## The problem
Copy out every line of the records where the string "matplotlib" occurs.

## Listed records

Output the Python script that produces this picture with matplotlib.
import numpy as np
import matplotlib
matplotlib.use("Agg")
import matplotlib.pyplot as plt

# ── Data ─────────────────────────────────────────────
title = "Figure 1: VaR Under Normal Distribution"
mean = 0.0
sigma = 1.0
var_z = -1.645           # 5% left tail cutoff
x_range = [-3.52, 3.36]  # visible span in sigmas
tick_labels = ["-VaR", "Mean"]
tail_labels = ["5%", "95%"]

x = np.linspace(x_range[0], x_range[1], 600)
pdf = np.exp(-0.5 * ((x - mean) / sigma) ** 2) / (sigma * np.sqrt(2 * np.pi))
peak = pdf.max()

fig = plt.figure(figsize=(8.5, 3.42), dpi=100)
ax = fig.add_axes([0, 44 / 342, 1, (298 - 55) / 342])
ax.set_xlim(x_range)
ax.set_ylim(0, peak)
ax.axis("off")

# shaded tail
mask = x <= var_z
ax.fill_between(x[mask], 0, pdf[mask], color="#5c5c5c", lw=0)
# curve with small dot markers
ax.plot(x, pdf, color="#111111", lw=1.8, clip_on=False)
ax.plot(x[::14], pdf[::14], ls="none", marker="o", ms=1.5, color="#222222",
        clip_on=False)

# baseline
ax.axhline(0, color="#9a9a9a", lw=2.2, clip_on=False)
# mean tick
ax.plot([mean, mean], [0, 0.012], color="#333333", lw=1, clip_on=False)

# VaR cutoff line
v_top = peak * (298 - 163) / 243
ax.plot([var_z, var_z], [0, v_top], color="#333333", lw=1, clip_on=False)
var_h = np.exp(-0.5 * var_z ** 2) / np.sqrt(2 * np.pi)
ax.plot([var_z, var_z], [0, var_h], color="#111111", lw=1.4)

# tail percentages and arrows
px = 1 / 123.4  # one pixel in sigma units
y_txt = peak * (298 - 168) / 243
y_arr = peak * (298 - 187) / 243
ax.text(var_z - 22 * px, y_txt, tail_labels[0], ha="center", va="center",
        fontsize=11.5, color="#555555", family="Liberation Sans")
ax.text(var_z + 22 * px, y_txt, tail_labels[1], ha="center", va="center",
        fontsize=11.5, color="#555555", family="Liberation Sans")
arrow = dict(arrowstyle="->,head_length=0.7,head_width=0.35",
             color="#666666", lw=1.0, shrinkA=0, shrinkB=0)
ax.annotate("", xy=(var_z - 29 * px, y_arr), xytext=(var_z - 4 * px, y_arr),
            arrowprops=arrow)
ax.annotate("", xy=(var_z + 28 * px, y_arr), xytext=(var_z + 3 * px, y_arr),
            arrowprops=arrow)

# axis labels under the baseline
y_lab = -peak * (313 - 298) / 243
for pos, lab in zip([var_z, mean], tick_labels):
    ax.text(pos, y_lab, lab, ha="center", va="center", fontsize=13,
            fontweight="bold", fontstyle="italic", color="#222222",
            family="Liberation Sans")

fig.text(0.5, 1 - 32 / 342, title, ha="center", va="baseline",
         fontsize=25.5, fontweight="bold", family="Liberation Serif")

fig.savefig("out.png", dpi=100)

==

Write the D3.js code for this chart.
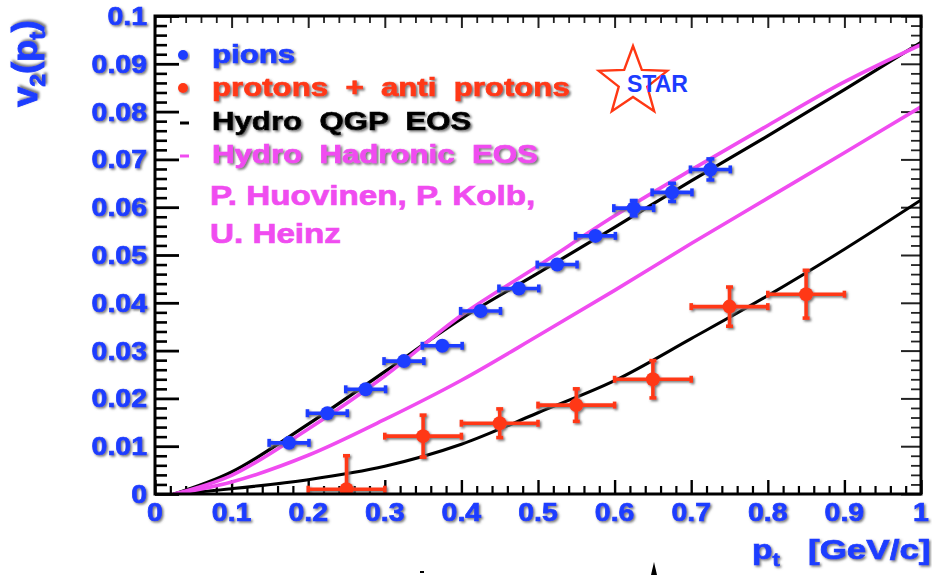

## Answer to this problem
Output the Python script that produces this picture with matplotlib.
import matplotlib
matplotlib.use("Agg")
import matplotlib.pyplot as plt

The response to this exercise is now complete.